* Begin EXTRACTED MATERIAL *

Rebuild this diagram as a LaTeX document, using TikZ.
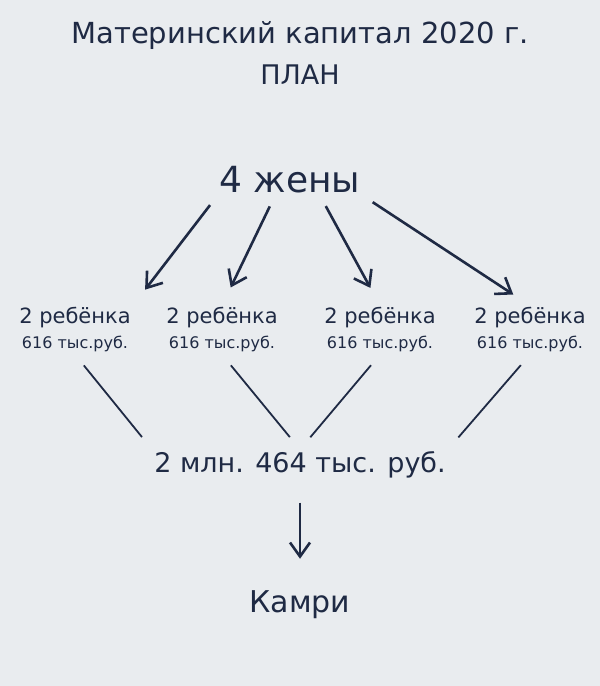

* End EXTRACTED MATERIAL *
* Begin EXTRACTED MATERIAL *

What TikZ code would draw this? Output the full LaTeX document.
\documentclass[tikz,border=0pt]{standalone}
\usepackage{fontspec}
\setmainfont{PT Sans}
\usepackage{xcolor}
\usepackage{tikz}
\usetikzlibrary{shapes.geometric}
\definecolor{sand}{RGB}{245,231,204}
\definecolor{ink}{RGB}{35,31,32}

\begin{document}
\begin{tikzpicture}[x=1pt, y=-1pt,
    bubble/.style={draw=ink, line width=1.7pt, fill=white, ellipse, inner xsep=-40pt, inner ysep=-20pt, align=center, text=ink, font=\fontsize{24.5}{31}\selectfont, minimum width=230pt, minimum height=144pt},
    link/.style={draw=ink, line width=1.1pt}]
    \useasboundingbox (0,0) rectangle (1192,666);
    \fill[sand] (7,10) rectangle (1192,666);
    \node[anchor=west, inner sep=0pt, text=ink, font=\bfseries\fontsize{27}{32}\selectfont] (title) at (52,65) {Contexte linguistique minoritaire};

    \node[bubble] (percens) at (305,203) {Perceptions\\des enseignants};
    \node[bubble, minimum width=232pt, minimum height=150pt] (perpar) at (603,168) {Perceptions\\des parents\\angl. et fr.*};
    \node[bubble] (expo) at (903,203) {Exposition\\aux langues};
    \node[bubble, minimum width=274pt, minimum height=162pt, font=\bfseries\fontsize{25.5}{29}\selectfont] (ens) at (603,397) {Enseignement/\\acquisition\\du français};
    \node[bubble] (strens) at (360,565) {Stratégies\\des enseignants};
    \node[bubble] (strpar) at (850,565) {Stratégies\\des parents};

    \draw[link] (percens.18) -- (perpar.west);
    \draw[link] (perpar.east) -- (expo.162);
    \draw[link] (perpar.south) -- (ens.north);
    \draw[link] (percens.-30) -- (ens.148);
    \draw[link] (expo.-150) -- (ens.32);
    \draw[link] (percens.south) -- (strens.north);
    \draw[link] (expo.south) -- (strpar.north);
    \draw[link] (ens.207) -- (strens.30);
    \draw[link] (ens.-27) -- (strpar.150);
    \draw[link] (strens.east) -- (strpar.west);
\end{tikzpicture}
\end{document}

* End EXTRACTED MATERIAL *
* Begin EXTRACTED MATERIAL *

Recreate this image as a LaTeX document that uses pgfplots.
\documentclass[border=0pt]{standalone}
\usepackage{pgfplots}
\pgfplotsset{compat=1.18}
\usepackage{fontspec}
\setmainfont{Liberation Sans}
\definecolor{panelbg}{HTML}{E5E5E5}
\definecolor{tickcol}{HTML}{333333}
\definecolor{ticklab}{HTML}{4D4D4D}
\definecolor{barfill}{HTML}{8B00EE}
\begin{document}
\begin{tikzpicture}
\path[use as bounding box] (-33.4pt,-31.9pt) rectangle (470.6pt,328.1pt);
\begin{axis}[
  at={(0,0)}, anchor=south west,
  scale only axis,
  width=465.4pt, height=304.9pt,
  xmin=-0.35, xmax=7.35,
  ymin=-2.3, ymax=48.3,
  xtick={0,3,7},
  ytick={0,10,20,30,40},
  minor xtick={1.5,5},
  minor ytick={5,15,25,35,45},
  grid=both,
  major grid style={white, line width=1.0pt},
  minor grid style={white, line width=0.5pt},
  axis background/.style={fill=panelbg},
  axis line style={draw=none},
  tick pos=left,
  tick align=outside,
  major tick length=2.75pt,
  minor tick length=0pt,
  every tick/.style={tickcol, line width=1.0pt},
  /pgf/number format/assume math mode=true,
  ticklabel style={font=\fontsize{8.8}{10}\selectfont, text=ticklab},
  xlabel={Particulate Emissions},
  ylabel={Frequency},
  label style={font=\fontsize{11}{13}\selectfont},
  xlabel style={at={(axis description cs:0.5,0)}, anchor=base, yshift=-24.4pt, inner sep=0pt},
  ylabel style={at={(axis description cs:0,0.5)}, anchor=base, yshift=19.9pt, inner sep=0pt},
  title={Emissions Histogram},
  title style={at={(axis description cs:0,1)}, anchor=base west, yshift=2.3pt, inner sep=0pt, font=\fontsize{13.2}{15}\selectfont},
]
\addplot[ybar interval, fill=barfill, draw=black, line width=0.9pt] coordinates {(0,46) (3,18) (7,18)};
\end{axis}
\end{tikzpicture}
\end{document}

* End EXTRACTED MATERIAL *

_TASK TO CARRY OUT:_ Gather and return every line that holds the string "LaTeX".

_PROBLEM SOLUTION:_
Rebuild this diagram as a LaTeX document, using TikZ.
What TikZ code would draw this? Output the full LaTeX document.
Recreate this image as a LaTeX document that uses pgfplots.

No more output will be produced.